On what we on the left are calling Fitzmas Eve, I want to share with you my thoughts on the matter. With regard to Patrick Fitzgerald’s grand jury investigations, some right-wingers have recently said that charges like perjury and obstruction of justice are petty, junk charges; that they are wastes of taxpayer money and beneath prosecution. These are the same people who, during the Monica Lewinsky scandal, waxed eloquent and passionate about the absolute necessity of prosecuting these exact crimes to the fullest extent possible. If they are aware of their hypocrisy they hide their shame well.

But actually I find that to a certain extent I agree with them. I don’t know that I’d say such crimes weren’t worth prosecuting, but I do agree that focusing on them is missing a larger point. In the case of Mr. Clinton the lies were in service of covering up a tawdry extramarital affair. That, after all, was what really happened. Focusing on the “real issue” behind the charge can be instructive with regard to the seriousness of case, at least in the court of public opinion. In the case of the current investigations, what would perjury and obstruction of justice be about?

On its face, I suppose such lies under oath would have been to cover up the crime of outing an undercover CIA agent who was working on weapons of mass destruction.
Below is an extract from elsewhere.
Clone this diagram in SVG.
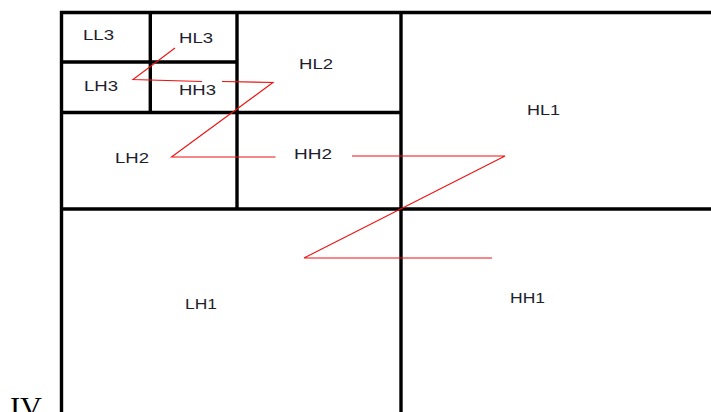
<svg xmlns="http://www.w3.org/2000/svg" width="711" height="412" viewBox="0 0 711 412">
<style>
.grid{stroke:#000;stroke-width:3.4;fill:none}
.z{stroke:#f01010;stroke-width:1.1;fill:none}
.lbl{font-family:"Liberation Sans",Arial,sans-serif;font-size:15.5px;fill:#1e1e2e}
</style>
<rect width="711" height="412" fill="#fff"/>
<g id="grid">
<path class="grid" d="M61.5 412V12.5H711"/>
<path class="grid" d="M61.5 62H237M61.5 112.5H401M61.5 209H711"/>
<path class="grid" d="M150.3 12.5V112.5"/>
<path class="grid" d="M237 12.5V209" stroke-width="3.8"/>
<path class="grid" d="M401 12.5V412" stroke-width="4.2"/>
</g>
<g id="connectors">
<path class="z" d="M175 48L133 79.5L202 81.5"/>
<path class="z" d="M222 81.5L273 82.5L171.5 157H275.5"/>
<path class="z" d="M352 156H505L304 258H492"/>
</g>
<g id="LL3"><text class="lbl" x="83" y="40" textLength="31" lengthAdjust="spacingAndGlyphs">LL3</text></g>
<g id="HL3"><text class="lbl" x="179" y="42.5" textLength="34" lengthAdjust="spacingAndGlyphs">HL3</text></g>
<g id="LH3"><text class="lbl" x="84" y="91" textLength="34" lengthAdjust="spacingAndGlyphs">LH3</text></g>
<g id="HH3"><text class="lbl" x="179" y="95" textLength="37" lengthAdjust="spacingAndGlyphs">HH3</text></g>
<g id="HL2"><text class="lbl" x="299" y="68.5" textLength="34" lengthAdjust="spacingAndGlyphs">HL2</text></g>
<g id="LH2"><text class="lbl" x="115" y="163" textLength="34" lengthAdjust="spacingAndGlyphs">LH2</text></g>
<g id="HH2"><text class="lbl" x="294" y="158.5" textLength="38" lengthAdjust="spacingAndGlyphs">HH2</text></g>
<g id="HL1"><text class="lbl" x="527" y="115" textLength="33" lengthAdjust="spacingAndGlyphs">HL1</text></g>
<g id="LH1"><text class="lbl" x="185" y="309" textLength="32" lengthAdjust="spacingAndGlyphs">LH1</text></g>
<g id="HH1"><text class="lbl" x="510" y="303" textLength="35" lengthAdjust="spacingAndGlyphs">HH1</text></g>
<text x="10" y="417" font-family="'Liberation Serif','Times New Roman',serif" font-size="29" textLength="32" lengthAdjust="spacingAndGlyphs" fill="#000">IV</text>
</svg>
Think that through for a minute. Post-9/11. CIA. Undercover. Weapons of mass destruction. Someone blew her cover, jeopardizing her work and the safety of the country. Doing so is a serious crime, perhaps even a treasonous one. Contrast the seriousness of this with the aforementioned illicit affair.

As if that wasn’t enough, something even worse nags at me. I wonder how far the story goes. What was Joseph Wilson butting heads with the White House about, anyway? The documents which seemed to indicate that Saddam Hussein was building a nuclear weapon. The one’s that turned out to be forgeries. The ones that Wilson turned out to be right about. The ones that the president told the American people about in his State of the Union address. The ones his administration used to frighten us into a preemptive war.
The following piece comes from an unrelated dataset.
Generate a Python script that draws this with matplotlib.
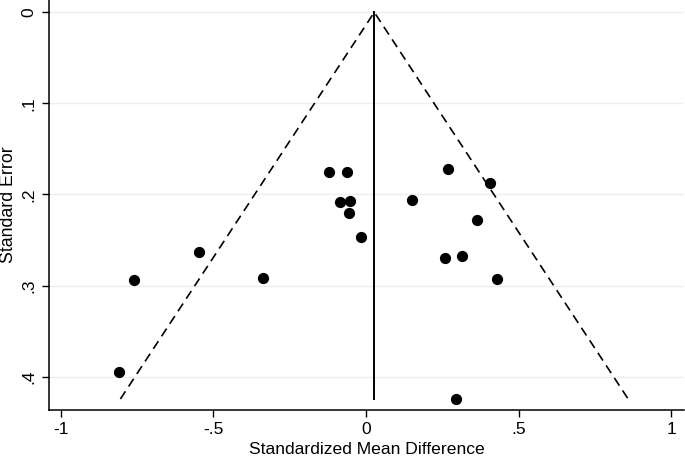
import numpy as np
import matplotlib
matplotlib.use("Agg")
import matplotlib.pyplot as plt

plt.rcParams['font.family'] = ['Liberation Sans', 'DejaVu Sans']

# study estimates (standardized mean difference) and their standard errors
smd = [-0.121, -0.062, 0.269, 0.406, -0.084, -0.052, -0.056, 0.152, 0.364,
       -0.016, -0.338, 0.258, 0.316, 0.428, 0.294, -0.549, -0.760, -0.808]
se = [0.1753, 0.1753, 0.1720, 0.1870, 0.2080, 0.2075, 0.2206, 0.2064, 0.2283,
      0.2467, 0.2913, 0.2697, 0.2671, 0.2930, 0.4245, 0.2635, 0.2935, 0.3945]

# pooled estimate
pooled = 0.027

xticks = [-1, -0.5, 0, 0.5, 1]
xticklabels = ['-1', '-.5', '0', '.5', '1']
yticks = [0, 0.1, 0.2, 0.3, 0.4]
yticklabels = ['0', '.1', '.2', '.3', '.4']

fig = plt.figure(figsize=(6.85, 4.58), dpi=100)
ax = fig.add_axes([49/685, 1 - 410/458, 635/685, 410/458])

ax.grid(axis='y', color='#e8f0f1', linewidth=1.0)
ax.set_axisbelow(True)

se_max = max(se)
ax.plot([pooled, pooled], [0, se_max], color='black', linewidth=1.4)
ax.plot([pooled - 1.96*se_max, pooled, pooled + 1.96*se_max], [se_max, 0, se_max],
        color='black', linewidth=1.2, linestyle=(0, (5.5, 3.5)))

ax.scatter(smd, se, s=50, color='black', zorder=3)

ax.set_xlim(-1.039, 1.042)
ax.set_ylim(0.4366, -0.0135)

ax.set_xticks(xticks)
ax.set_xticklabels(xticklabels)
ax.set_yticks(yticks)
ax.set_yticklabels(yticklabels, rotation=90, va='center')

ax.tick_params(axis='both', direction='out', length=5, width=1, labelsize=12.5, pad=4)
for s in ['top', 'right']:
    ax.spines[s].set_visible(False)
for s in ['left', 'bottom']:
    ax.spines[s].set_linewidth(1.1)

ax.set_xlabel('Standardized Mean Difference', fontsize=12.6, labelpad=3)
ax.set_ylabel('Standard Error', fontsize=12.8, labelpad=3)

fig.savefig('out.png', dpi=100)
Who forged the documents? Someone made them for a reason. What was that reason?

Follow me here for a second. Let us assume that someone in the White House outed Valerie Plame deliberately, knowing full-well that she was undercover CIA. Let us also assume that these individuals did so for the popularly speculated reason: to discredit Wilson, who had tried to point out that the Sadddam/nuclear thing was bunk. Does it seem entirely unbelievable that the same people might not have arranged this bogus evidence in the first place? Do you think it impossible that whomever sought to discredit Wilson and retain the bogus evidence for going to war might also have planted that same bogus evidence to begin with?

Does it seem like a Tom Clancy novel? The kind that got made into movies starring Harrison Ford in the 90s? Maybe. But in my heart of hearts I suspect that it could be true. I recoil from the magnitude of the offense, but I think it entirely possible that someone engineered a scheme to steer our country, the worlds only military superpower, into an unnecessary war under false pretenses. A war in which many thousands have died. That is my guess as to the true size and shape of the iceberg whose tip may tomorrow manifest itself as a perjury indictment.

I guess it’s unlikely that such a thing would ever be proven, let alone successfully prosecuted. In a very real way, I don’t even want to know if it is true. But I fear that it may be.